[PROVIDED RECORDS]
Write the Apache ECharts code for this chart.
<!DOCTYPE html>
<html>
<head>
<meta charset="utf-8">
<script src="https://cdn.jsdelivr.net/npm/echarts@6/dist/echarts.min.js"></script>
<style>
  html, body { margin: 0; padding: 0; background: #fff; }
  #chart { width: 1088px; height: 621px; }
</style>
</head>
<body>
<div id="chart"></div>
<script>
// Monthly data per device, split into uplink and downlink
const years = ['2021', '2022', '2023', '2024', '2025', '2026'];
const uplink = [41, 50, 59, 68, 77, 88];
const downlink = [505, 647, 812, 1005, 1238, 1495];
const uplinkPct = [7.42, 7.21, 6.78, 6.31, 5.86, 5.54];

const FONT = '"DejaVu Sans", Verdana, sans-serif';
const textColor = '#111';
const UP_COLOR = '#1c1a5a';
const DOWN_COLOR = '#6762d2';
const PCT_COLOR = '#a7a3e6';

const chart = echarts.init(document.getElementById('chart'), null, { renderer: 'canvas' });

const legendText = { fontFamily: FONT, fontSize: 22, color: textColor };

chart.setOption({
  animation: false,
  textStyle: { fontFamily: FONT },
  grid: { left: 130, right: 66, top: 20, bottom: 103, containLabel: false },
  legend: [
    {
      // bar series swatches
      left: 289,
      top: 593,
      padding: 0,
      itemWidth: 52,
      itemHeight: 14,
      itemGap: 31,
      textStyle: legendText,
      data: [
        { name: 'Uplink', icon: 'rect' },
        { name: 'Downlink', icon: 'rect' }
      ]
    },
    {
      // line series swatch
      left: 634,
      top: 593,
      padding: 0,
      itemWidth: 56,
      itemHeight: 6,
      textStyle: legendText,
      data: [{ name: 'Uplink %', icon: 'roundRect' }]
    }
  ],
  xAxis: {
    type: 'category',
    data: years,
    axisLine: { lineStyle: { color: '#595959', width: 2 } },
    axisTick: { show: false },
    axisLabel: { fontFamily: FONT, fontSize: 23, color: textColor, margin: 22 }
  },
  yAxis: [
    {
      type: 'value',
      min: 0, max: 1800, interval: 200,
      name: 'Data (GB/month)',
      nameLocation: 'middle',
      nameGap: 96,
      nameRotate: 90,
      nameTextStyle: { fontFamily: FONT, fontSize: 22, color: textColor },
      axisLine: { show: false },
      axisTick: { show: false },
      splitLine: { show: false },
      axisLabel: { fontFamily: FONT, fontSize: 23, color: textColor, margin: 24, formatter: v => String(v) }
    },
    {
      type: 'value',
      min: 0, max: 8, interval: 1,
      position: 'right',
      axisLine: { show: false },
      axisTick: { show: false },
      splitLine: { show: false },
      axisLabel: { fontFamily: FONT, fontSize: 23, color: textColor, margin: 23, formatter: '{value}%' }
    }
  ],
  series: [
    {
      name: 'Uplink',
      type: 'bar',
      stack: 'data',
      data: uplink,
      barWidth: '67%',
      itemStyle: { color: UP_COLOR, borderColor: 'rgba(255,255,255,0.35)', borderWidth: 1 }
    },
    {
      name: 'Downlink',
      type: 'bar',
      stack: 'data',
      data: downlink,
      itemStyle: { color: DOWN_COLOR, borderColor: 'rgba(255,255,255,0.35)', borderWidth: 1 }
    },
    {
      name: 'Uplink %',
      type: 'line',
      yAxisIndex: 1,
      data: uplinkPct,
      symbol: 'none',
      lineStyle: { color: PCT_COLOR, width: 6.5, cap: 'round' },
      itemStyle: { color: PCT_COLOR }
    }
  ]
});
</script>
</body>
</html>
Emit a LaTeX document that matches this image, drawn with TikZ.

[TASK GOAL] Output all records verbatim.

[EXPECTED ANSWER]
Write the Apache ECharts code for this chart.
<!DOCTYPE html>
<html>
<head>
<meta charset="utf-8">
<script src="https://cdn.jsdelivr.net/npm/echarts@6/dist/echarts.min.js"></script>
<style>
  html, body { margin: 0; padding: 0; background: #fff; }
  #chart { width: 1088px; height: 621px; }
</style>
</head>
<body>
<div id="chart"></div>
<script>
// Monthly data per device, split into uplink and downlink
const years = ['2021', '2022', '2023', '2024', '2025', '2026'];
const uplink = [41, 50, 59, 68, 77, 88];
const downlink = [505, 647, 812, 1005, 1238, 1495];
const uplinkPct = [7.42, 7.21, 6.78, 6.31, 5.86, 5.54];

const FONT = '"DejaVu Sans", Verdana, sans-serif';
const textColor = '#111';
const UP_COLOR = '#1c1a5a';
const DOWN_COLOR = '#6762d2';
const PCT_COLOR = '#a7a3e6';

const chart = echarts.init(document.getElementById('chart'), null, { renderer: 'canvas' });

const legendText = { fontFamily: FONT, fontSize: 22, color: textColor };

chart.setOption({
  animation: false,
  textStyle: { fontFamily: FONT },
  grid: { left: 130, right: 66, top: 20, bottom: 103, containLabel: false },
  legend: [
    {
      // bar series swatches
      left: 289,
      top: 593,
      padding: 0,
      itemWidth: 52,
      itemHeight: 14,
      itemGap: 31,
      textStyle: legendText,
      data: [
        { name: 'Uplink', icon: 'rect' },
        { name: 'Downlink', icon: 'rect' }
      ]
    },
    {
      // line series swatch
      left: 634,
      top: 593,
      padding: 0,
      itemWidth: 56,
      itemHeight: 6,
      textStyle: legendText,
      data: [{ name: 'Uplink %', icon: 'roundRect' }]
    }
  ],
  xAxis: {
    type: 'category',
    data: years,
    axisLine: { lineStyle: { color: '#595959', width: 2 } },
    axisTick: { show: false },
    axisLabel: { fontFamily: FONT, fontSize: 23, color: textColor, margin: 22 }
  },
  yAxis: [
    {
      type: 'value',
      min: 0, max: 1800, interval: 200,
      name: 'Data (GB/month)',
      nameLocation: 'middle',
      nameGap: 96,
      nameRotate: 90,
      nameTextStyle: { fontFamily: FONT, fontSize: 22, color: textColor },
      axisLine: { show: false },
      axisTick: { show: false },
      splitLine: { show: false },
      axisLabel: { fontFamily: FONT, fontSize: 23, color: textColor, margin: 24, formatter: v => String(v) }
    },
    {
      type: 'value',
      min: 0, max: 8, interval: 1,
      position: 'right',
      axisLine: { show: false },
      axisTick: { show: false },
      splitLine: { show: false },
      axisLabel: { fontFamily: FONT, fontSize: 23, color: textColor, margin: 23, formatter: '{value}%' }
    }
  ],
  series: [
    {
      name: 'Uplink',
      type: 'bar',
      stack: 'data',
      data: uplink,
      barWidth: '67%',
      itemStyle: { color: UP_COLOR, borderColor: 'rgba(255,255,255,0.35)', borderWidth: 1 }
    },
    {
      name: 'Downlink',
      type: 'bar',
      stack: 'data',
      data: downlink,
      itemStyle: { color: DOWN_COLOR, borderColor: 'rgba(255,255,255,0.35)', borderWidth: 1 }
    },
    {
      name: 'Uplink %',
      type: 'line',
      yAxisIndex: 1,
      data: uplinkPct,
      symbol: 'none',
      lineStyle: { color: PCT_COLOR, width: 6.5, cap: 'round' },
      itemStyle: { color: PCT_COLOR }
    }
  ]
});
</script>
</body>
</html>
Emit a LaTeX document that matches this image, drawn with TikZ.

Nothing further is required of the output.